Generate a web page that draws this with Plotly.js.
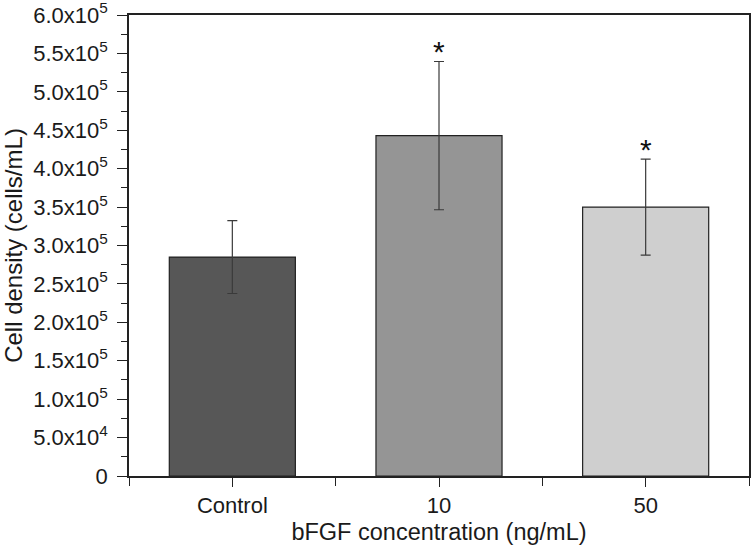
<!DOCTYPE html>
<html>
<head>
<meta charset="utf-8">
<script src="https://cdn.plot.ly/plotly-3.0.1.min.js"></script>
<style>
  html, body { margin: 0; padding: 0; background: #ffffff; }
  #chart { width: 753px; height: 549px; }
</style>
</head>
<body>
<div id="chart"></div>
<script>
// ---- data ----
const categories = ['Control', '10', '50'];
const cellDensity = [285000, 443000, 350000];
const errors = [47500, 96500, 62500];
const significant = [false, true, true];
const barColors = ['#575757', '#959595', '#cfcfcf'];

const yTickVals = [0, 50000, 100000, 150000, 200000, 250000, 300000, 350000, 400000, 450000, 500000, 550000, 600000];
const yTickText = ['0', '5.0x10<sup>4</sup>', '1.0x10<sup>5</sup>', '1.5x10<sup>5</sup>', '2.0x10<sup>5</sup>',
  '2.5x10<sup>5</sup>', '3.0x10<sup>5</sup>', '3.5x10<sup>5</sup>', '4.0x10<sup>5</sup>',
  '4.5x10<sup>5</sup>', '5.0x10<sup>5</sup>', '5.5x10<sup>5</sup>', '6.0x10<sup>5</sup>'];

const xPos = categories.map((c, i) => i);

const font = 'Liberation Sans, Arial, Helvetica, sans-serif';

const trace = {
  type: 'bar',
  x: xPos,
  y: cellDensity,
  width: 0.61,
  marker: { color: barColors, line: { color: '#222222', width: 1.2 } },
  error_y: { type: 'data', array: errors, visible: true, color: '#3a3a3a', thickness: 1.2, width: 5 },
  hoverinfo: 'skip'
};

const annotations = [];
significant.forEach((s, i) => {
  if (s) {
    annotations.push({
      x: xPos[i], y: cellDensity[i] + errors[i],
      xref: 'x', yref: 'y',
      text: '*', showarrow: false,
      font: { family: font, size: 30, color: '#111111' },
      yanchor: 'bottom', yshift: -9
    });
  }
});

const layout = {
  width: 753, height: 549,
  margin: { l: 129, r: 4, t: 15, b: 73 },
  paper_bgcolor: '#ffffff', plot_bgcolor: '#ffffff',
  showlegend: false,
  font: { family: font, color: '#1a1a1a', size: 22 },
  xaxis: {
    range: [-0.5, 2.5],
    tickmode: 'array', tickvals: xPos, ticktext: categories,
    ticks: 'outside', ticklen: 9, tickwidth: 1.2, tickcolor: '#222',
    minor: { tickmode: 'linear', tick0: -0.5, dtick: 1, ticks: 'outside', ticklen: 8, tickwidth: 1.2, tickcolor: '#222' },
    showline: true, linecolor: '#222', linewidth: 1.5, mirror: true,
    showgrid: false, zeroline: false,
    tickfont: { size: 22 },
    title: { text: 'bFGF concentration (ng/mL)', font: { size: 23.5 }, standoff: 6 }
  },
  yaxis: {
    range: [0, 600000],
    tickmode: 'array', tickvals: yTickVals, ticktext: yTickText,
    ticks: 'outside', ticklen: 10, tickwidth: 1.2, tickcolor: '#222',
    ticklabelstandoff: 5,
    ticklabeloverflow: 'allow',
    minor: { tickmode: 'linear', tick0: 0, dtick: 25000, ticks: 'outside', ticklen: 6, tickwidth: 1.2, tickcolor: '#222' },
    showline: true, linecolor: '#222', linewidth: 1.5, mirror: true,
    showgrid: false, zeroline: false,
    tickfont: { size: 22 },
    title: { text: 'Cell density (cells/mL)', font: { size: 24 }, standoff: 9 }
  },
  annotations: annotations
};

Plotly.newPlot('chart', [trace], layout, { displayModeBar: false });
</script>
</body>
</html>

PROBLEM:
Would you return the data exactly as written, without the pictures?

RESPONSE TO THIS EXERCISE:
Generate a web page that draws this with Plotly.js.
<!DOCTYPE html>
<html>
<head>
<meta charset="utf-8">
<script src="https://cdn.plot.ly/plotly-3.0.1.min.js"></script>
<style>
  html, body { margin: 0; padding: 0; background: #ffffff; }
  #chart { width: 753px; height: 549px; }
</style>
</head>
<body>
<div id="chart"></div>
<script>
// ---- data ----
const categories = ['Control', '10', '50'];
const cellDensity = [285000, 443000, 350000];
const errors = [47500, 96500, 62500];
const significant = [false, true, true];
const barColors = ['#575757', '#959595', '#cfcfcf'];

const yTickVals = [0, 50000, 100000, 150000, 200000, 250000, 300000, 350000, 400000, 450000, 500000, 550000, 600000];
const yTickText = ['0', '5.0x10<sup>4</sup>', '1.0x10<sup>5</sup>', '1.5x10<sup>5</sup>', '2.0x10<sup>5</sup>',
  '2.5x10<sup>5</sup>', '3.0x10<sup>5</sup>', '3.5x10<sup>5</sup>', '4.0x10<sup>5</sup>',
  '4.5x10<sup>5</sup>', '5.0x10<sup>5</sup>', '5.5x10<sup>5</sup>', '6.0x10<sup>5</sup>'];

const xPos = categories.map((c, i) => i);

const font = 'Liberation Sans, Arial, Helvetica, sans-serif';

const trace = {
  type: 'bar',
  x: xPos,
  y: cellDensity,
  width: 0.61,
  marker: { color: barColors, line: { color: '#222222', width: 1.2 } },
  error_y: { type: 'data', array: errors, visible: true, color: '#3a3a3a', thickness: 1.2, width: 5 },
  hoverinfo: 'skip'
};

const annotations = [];
significant.forEach((s, i) => {
  if (s) {
    annotations.push({
      x: xPos[i], y: cellDensity[i] + errors[i],
      xref: 'x', yref: 'y',
      text: '*', showarrow: false,
      font: { family: font, size: 30, color: '#111111' },
      yanchor: 'bottom', yshift: -9
    });
  }
});

const layout = {
  width: 753, height: 549,
  margin: { l: 129, r: 4, t: 15, b: 73 },
  paper_bgcolor: '#ffffff', plot_bgcolor: '#ffffff',
  showlegend: false,
  font: { family: font, color: '#1a1a1a', size: 22 },
  xaxis: {
    range: [-0.5, 2.5],
    tickmode: 'array', tickvals: xPos, ticktext: categories,
    ticks: 'outside', ticklen: 9, tickwidth: 1.2, tickcolor: '#222',
    minor: { tickmode: 'linear', tick0: -0.5, dtick: 1, ticks: 'outside', ticklen: 8, tickwidth: 1.2, tickcolor: '#222' },
    showline: true, linecolor: '#222', linewidth: 1.5, mirror: true,
    showgrid: false, zeroline: false,
    tickfont: { size: 22 },
    title: { text: 'bFGF concentration (ng/mL)', font: { size: 23.5 }, standoff: 6 }
  },
  yaxis: {
    range: [0, 600000],
    tickmode: 'array', tickvals: yTickVals, ticktext: yTickText,
    ticks: 'outside', ticklen: 10, tickwidth: 1.2, tickcolor: '#222',
    ticklabelstandoff: 5,
    ticklabeloverflow: 'allow',
    minor: { tickmode: 'linear', tick0: 0, dtick: 25000, ticks: 'outside', ticklen: 6, tickwidth: 1.2, tickcolor: '#222' },
    showline: true, linecolor: '#222', linewidth: 1.5, mirror: true,
    showgrid: false, zeroline: false,
    tickfont: { size: 22 },
    title: { text: 'Cell density (cells/mL)', font: { size: 24 }, standoff: 9 }
  },
  annotations: annotations
};

Plotly.newPlot('chart', [trace], layout, { displayModeBar: false });
</script>
</body>
</html>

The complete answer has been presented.